Shipping, lead time, and Australian compliance
- Sea: 18–25 days to Sydney, Melbourne, or Fremantle from Mundra; budget another 5–7 days for inland haulage and port handling.
- Air: 4–6 days, useful for samples and high-value decorative consignments under 100 kg.
- Australian Border Force (ABF) is the customs authority. The Department of Agriculture, Fisheries and Forestry (DAFF) handles biosecurity — check the BICON database for your HS code before shipping.
- ISPM-15 compliance on wood packaging is non-negotiable: heat treatment (56°C / 30 min) or methyl bromide fumigation, marked with the IPPC stamp. Untreated pallets get re-exported or destroyed at the exporter's cost.
- Verify tariffs and GST under the Customs Act 1901 and the A New Tax System (GST) Act 1999 via the ABF tariff tool — do not rely on rates from memory, especially under the India-Australia ECTA, which may give preferential duty on goods meeting origin rules.
- Ceramic itself is low-biosecurity risk; the real problem is the wood, straw, or seed-fibre dunnage around it.
MOQ, pricing, samples, quality notes
- MOQ: 50–200 pieces per SKU works for most boutique buyers; full-container loads suit big-box retailers.

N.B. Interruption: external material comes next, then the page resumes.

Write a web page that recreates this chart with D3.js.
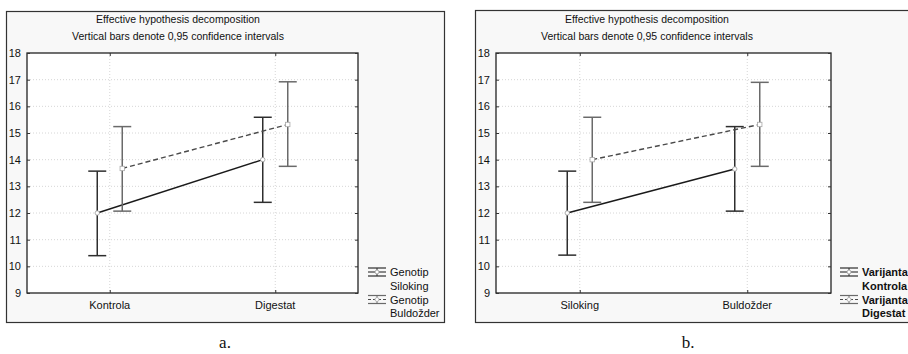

- Pricing: quote FOB per piece and include inner and master carton costs. Stoneware dinnerware is freight-heavy, so light terracotta and small decor items travel better per cubic metre.
- Samples: 2–4 weeks production plus 5–7 days door-to-door by DHL/FedEx. Charge on proforma; refund against confirmed order.
- Quality and GI: lead and cadmium release must meet IS 14644 and Australian food-contact rules under ACCC guidance. Promote Jaipur Blue Pottery GI and Khurja Pottery GI on packaging and marketing — provenance sells in Australia.
- Pack each piece in double-wall corrugated with moulded-pulp or foam corners; mark every master carton with "FRAGILE" and orientation arrows.
Bottom line
Indian terracotta, blue pottery, and hand-glazed stoneware have a real place in Australia's garden and artisan-dining segment, but deals are won or lost on packaging and paperwork. Lock in ISPM-15 wood compliance, verify duty treatment under the ECTA, and lean on your GI story — that combination is how smaller ceramic exporters turn Australian sample enquiries into repeat orders.
FAQ
What biosecurity and quarantine requirements apply to ceramic and terracotta exports from India to Australia?+
All consignments must comply with Australia's Department of Agriculture, Fisheries and Forestry (DAFF) biosecurity regulations, which require a clean, soil-free product and may necessitate a phytosanitary certificate. Terracotta items in particular may be subject to inspection, and any contamination from organic matter like soil or straw can result in fumigation, re-export, or destruction at the importer's cost.
Which HS codes and export documents are required for shipping Indian ceramics and terracotta to Australia?+
Ceramics typically fall under HS code 6913 (ornamental ceramic articles) or 6901-6902 (refractory/structural), while terracotta items are generally classified under 6913 or 9703 (original sculptures), so the specific classification should be confirmed with a licensed customs broker. Required documents usually include a commercial invoice, packing list, bill of lading or airway bill, certificate of origin (for any FTA benefits), phytosanitary certificate where applicable, and the Australian importer's DAFF import permit reference.